- REQUIRED WORK -
Identify the lines holding "that" and copy them.

↓

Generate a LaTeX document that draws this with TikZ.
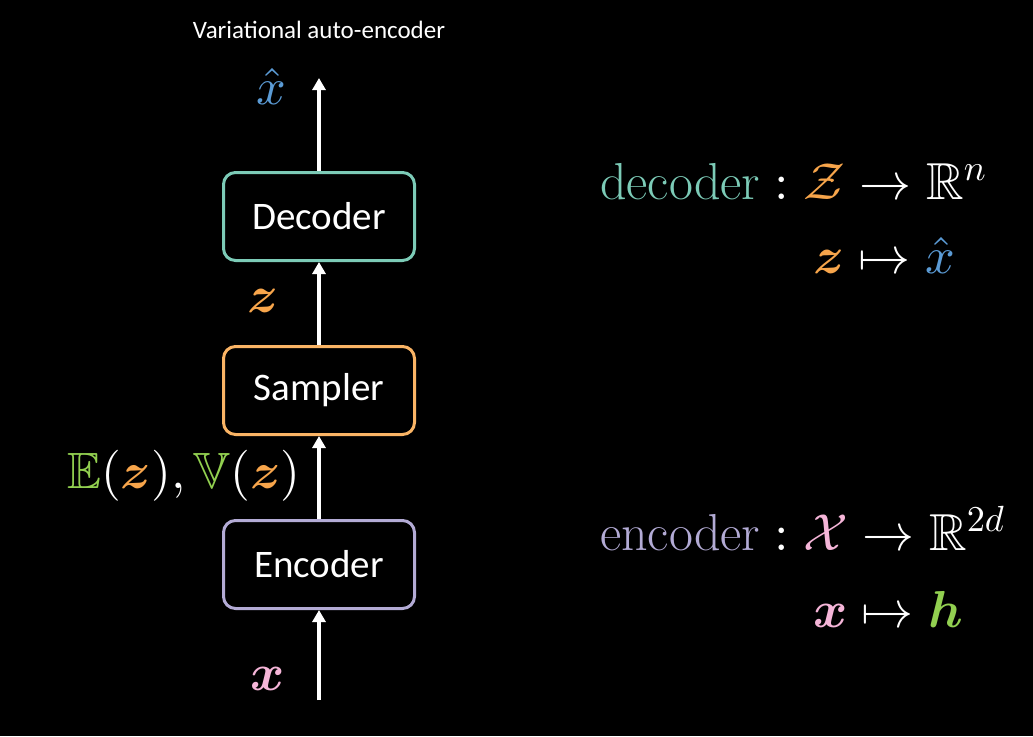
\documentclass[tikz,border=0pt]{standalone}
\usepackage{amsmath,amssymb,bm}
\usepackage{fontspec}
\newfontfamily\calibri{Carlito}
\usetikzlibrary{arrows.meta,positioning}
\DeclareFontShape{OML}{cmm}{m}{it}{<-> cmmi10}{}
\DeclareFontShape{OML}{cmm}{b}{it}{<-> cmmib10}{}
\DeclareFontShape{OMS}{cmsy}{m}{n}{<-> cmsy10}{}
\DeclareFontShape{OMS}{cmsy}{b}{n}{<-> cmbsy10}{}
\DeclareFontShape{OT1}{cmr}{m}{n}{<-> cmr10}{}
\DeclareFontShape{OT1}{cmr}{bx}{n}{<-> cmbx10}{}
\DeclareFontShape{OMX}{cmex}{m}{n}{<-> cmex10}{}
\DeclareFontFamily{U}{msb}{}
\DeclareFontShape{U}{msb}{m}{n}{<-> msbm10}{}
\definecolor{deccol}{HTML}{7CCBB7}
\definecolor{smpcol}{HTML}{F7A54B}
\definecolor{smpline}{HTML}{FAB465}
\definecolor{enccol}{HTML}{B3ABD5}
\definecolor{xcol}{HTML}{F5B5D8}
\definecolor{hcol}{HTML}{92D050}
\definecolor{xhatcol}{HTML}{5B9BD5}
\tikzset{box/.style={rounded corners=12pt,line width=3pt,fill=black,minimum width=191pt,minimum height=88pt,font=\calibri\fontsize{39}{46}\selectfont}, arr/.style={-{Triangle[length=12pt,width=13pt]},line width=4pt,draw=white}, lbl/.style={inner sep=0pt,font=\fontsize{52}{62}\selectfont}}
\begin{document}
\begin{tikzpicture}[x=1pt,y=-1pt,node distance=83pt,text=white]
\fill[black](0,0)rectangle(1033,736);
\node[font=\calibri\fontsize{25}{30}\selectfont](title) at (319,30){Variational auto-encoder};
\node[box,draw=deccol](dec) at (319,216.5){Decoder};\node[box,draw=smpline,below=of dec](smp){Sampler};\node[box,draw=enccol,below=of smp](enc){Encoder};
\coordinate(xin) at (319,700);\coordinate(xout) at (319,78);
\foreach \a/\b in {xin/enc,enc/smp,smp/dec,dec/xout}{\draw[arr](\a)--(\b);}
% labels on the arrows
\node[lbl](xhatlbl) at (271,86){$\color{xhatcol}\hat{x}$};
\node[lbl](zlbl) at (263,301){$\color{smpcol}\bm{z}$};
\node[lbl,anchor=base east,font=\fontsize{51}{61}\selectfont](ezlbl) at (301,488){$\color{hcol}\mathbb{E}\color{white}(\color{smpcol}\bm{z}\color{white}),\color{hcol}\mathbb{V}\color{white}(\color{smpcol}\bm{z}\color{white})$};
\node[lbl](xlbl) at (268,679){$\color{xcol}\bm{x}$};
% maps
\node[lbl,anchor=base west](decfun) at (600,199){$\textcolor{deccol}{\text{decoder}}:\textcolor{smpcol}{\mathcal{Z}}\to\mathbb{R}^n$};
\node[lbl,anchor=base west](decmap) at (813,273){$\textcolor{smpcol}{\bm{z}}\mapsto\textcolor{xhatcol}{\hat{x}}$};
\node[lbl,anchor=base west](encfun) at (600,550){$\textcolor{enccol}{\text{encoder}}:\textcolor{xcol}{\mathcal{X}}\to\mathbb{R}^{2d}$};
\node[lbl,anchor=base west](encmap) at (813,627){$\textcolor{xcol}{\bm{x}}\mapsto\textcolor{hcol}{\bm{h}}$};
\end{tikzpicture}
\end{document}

↑
↓

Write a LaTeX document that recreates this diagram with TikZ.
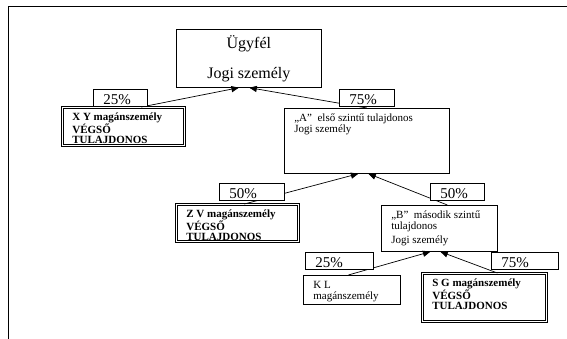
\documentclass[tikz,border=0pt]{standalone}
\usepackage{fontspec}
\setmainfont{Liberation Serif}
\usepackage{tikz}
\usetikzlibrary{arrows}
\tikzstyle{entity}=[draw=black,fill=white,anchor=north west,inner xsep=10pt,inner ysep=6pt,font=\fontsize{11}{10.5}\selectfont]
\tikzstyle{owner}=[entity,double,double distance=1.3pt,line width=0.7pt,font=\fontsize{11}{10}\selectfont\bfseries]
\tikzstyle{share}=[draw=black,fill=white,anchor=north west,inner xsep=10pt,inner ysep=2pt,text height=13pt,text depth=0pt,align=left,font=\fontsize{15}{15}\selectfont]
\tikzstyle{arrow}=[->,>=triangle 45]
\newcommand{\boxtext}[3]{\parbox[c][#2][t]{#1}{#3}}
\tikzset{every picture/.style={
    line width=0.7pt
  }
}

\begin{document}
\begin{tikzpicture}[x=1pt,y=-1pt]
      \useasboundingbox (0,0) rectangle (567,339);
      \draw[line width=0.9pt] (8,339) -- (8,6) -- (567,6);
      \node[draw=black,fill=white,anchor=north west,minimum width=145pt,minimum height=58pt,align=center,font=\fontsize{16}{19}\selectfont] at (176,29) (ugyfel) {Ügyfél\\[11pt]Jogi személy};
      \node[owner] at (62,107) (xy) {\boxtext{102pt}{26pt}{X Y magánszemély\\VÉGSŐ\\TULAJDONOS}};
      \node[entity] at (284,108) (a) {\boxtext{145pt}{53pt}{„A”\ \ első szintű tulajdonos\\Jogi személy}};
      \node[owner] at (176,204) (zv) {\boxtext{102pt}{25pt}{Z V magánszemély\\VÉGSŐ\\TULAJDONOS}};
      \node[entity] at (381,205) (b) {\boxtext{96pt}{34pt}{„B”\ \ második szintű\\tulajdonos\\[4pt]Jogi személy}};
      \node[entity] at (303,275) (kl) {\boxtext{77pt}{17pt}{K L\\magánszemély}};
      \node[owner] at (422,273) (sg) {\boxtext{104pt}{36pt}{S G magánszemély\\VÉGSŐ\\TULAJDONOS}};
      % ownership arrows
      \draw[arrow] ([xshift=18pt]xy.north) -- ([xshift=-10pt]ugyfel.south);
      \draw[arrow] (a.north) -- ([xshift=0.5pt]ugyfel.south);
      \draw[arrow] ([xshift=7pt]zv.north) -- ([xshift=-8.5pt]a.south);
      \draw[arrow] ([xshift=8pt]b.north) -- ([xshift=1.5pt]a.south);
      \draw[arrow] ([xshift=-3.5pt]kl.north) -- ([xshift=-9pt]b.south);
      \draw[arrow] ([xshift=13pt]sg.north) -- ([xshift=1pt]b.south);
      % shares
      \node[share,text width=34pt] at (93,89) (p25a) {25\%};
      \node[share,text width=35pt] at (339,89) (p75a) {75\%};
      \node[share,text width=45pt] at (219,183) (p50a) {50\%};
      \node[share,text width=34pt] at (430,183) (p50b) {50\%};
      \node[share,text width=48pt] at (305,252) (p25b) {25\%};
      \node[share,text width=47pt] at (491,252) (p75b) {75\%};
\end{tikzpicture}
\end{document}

↑

- TASK ANSWER -
Generate a LaTeX document that draws this with TikZ.
Write a LaTeX document that recreates this diagram with TikZ.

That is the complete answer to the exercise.